Terre des Hommes Deutschland provides financial backing for Karuna and more than 450 projects around the world, with a major focus on children. The group is part of a federation that was founded in Switzerland in 1960 and now has branches in 10 countries. Terre des Hommes means “world of mankind” in French.

Rather than managing projects directly, Terre des Hommes funnels money to local organizations and monitors their progress. But the group is more than just a financial spigot. It has a deep network of volunteers who raise awareness about children’s rights at events across the country. Many of them are university and school students who are as young as those they are trying to help.

Esther Engraf, 22, has been involved with Terre des Hommes since 2008, when she helped organize a festival for children’s rights.

“It gives me a broad perspective on this global issue (and) all the things that play into children’s rights,” said Engraf, a student of social work at the Technical College of Osnabrück.

Children can be the best advocates for their peers, Terre des Hommes volunteers have found.

Engraf said her Terre des Hommes training made her realize “how much (children) can accomplish if you just support them – but really just support them, and don’t give them too many prescriptions.”

Osnabrück social work student Lisa Gaßmann, 21, helped a group of school students prepare for the same festival Engraf worked on and said they already seemed to know a lot about the issues.

“They were so dedicated,” she said.
 
Rolf Baasch, 24, helped start a Terre des Hommes chapter at the University of Erlangen-Nürnberg in 2008 (http://www.uni-erlangen.org/). His chapter has set up exhibits about internally displaced persons, collected red handprints from volunteers to raise awareness of child soldiers (http://www.redhandday.org/) and helped a Namibian non-governmental organization contact Terre des Hommes for talks about financing.

Baasch, who studies political science and economics, said Terre des Hommes volunteers have great freedom to decide what they will work on.

“It’s good that you’re so independent,” he said.

Most of the Erlangen group is nearing the end of their studies, but they want their chapter to survive.

“We’re feverishly looking for new members,” Baasch said.

Experience and money

Based in Osnabrück, the German branch of Terre des Hommes started in 1967 as an aid effort for children injured in the Vietnam War. Since then, it has grown into an organization with an annual budget over €20 million. Private donations are its biggest source of income, but Terre des Hommes also gets funding from the European Union and the German government.

The money supports children’s projects around the world and closer to home.

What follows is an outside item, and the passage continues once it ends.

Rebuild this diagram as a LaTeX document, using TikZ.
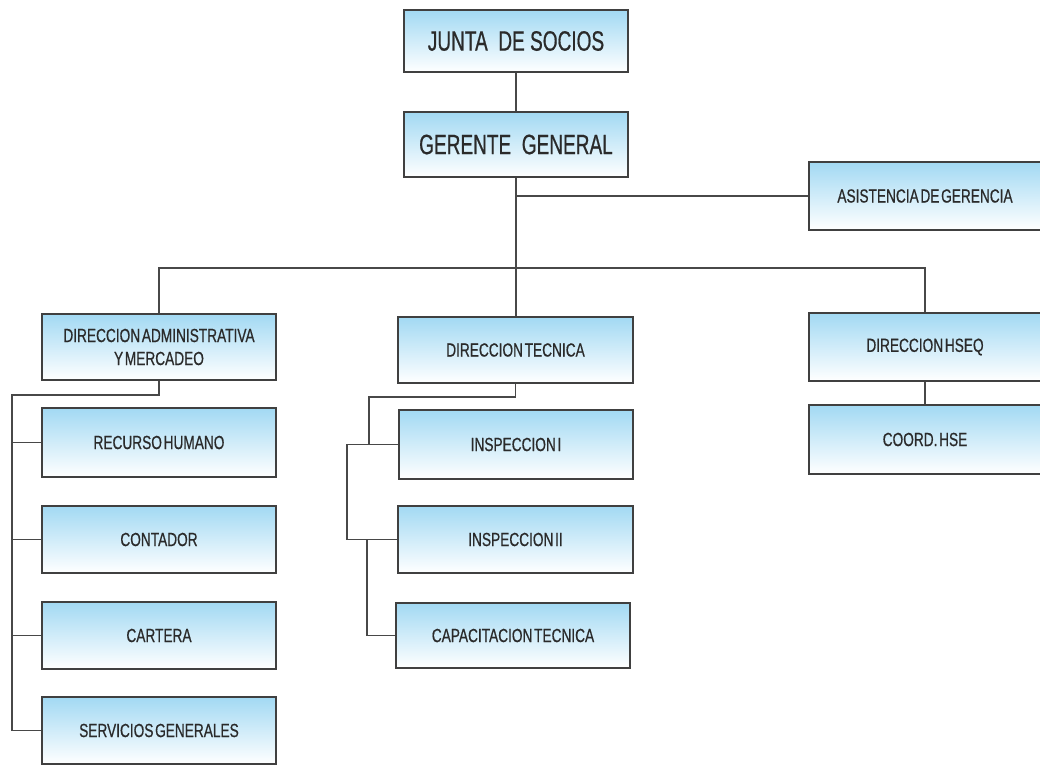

Berlin is a magnet for runaways fleeing from difficult family circumstances and other social pressures, said André Vick, who runs Karuna’s Straßenkinder program. His goal is to get them started on a path to improving their lives.

“We have to be able to grab them somehow,” he said. “We have to break through the routine of life on the street.”

Karuna tries to do so in its workshop, where youths can pursue crafts such as printing T-shirts. Those who attend commit to sticking with the program for several weeks and participate in counseling. Karuna runs two other workshops in the same building for young people who are supervised by the government unemployment office. Participants can graduate from the Straßenkinder workshop to one of the others.

Terre des Hommes gives the workshop about €38,000 in annual support, a grant funded by donations from employees of the carmaker Volkswagen, according to Karuna. The support has been invaluable, said Karuna Executive Director Jörg Richert.

“They’ve been on our side for four and half years, financially and with advice (and connections) with other German organizations and … with foreign partners,” he wrote in an e-mail.

“(Terre des Hommes is) an extraordinary group, very democratic,” he added. “They like to share: experience and also money.”